The first part of the course focuses on evaluating projects and estimating value of firms using the DCF method, along with understanding the differences between economic (or incremental) value and accounting value.
In the second part we explore the discount rate, used in the evaluation of firms: how it is calculated and its link to firms' risk.
The third part deals with capital structure, the tension between equity and debt. Specifically, we learn about raising money, payout policy, bankruptcy, and agency problems such as under-investing and risk-shifting.
Preliminary assignment:
1. Read PCF part 1 chapters 2,3 (or any other review and practice of NPV and discounting);
2. Read the short article, "Apple to return $130bn to shareholders", Apr 23 2014, The Telegraph, and a follow–up, “Apple hikes its dividend and boosts its buyback program”, Apr 30 2019, the Motley Fool, to be discussed in class.
Class 1:Firm structure, objectives and historical overview. The value calculation: discounting and timing; PCF part 1.
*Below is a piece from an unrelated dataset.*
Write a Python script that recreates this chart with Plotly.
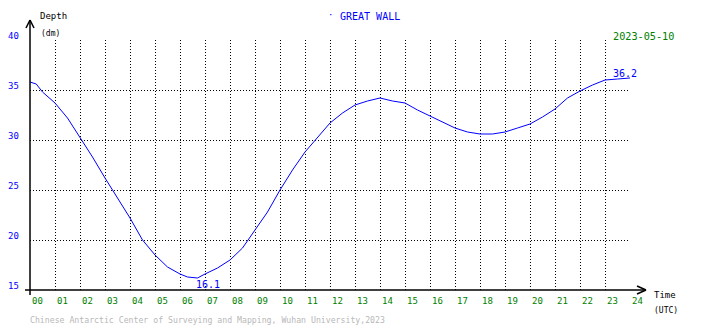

Class 2&3: Valuating: firm's value using the DCF method. The incremental value. Theory verses reality, analysts recommendations; PCF part 1.
Class 4&5:Interest, Risk and Return. Expected versus realized. The CAPM model and market efficiency; PCF part 2,4.
Class 6. Capital structure without taxes; PCF part 5.
Feedback activity: an optional "take home mini exam"
Class 7. The different holders: raising money; PCF part 5,6,7.
Class 8&9. Bankruptcy, payout policy, agency problems and CEO's objective; PCF part 3,5,8.
Class 10. Capital structure with taxes, the advantage of issuing debt. Performance based compensation: an overview, fundamentals, advantages and disadvantages; PCF part 5,6.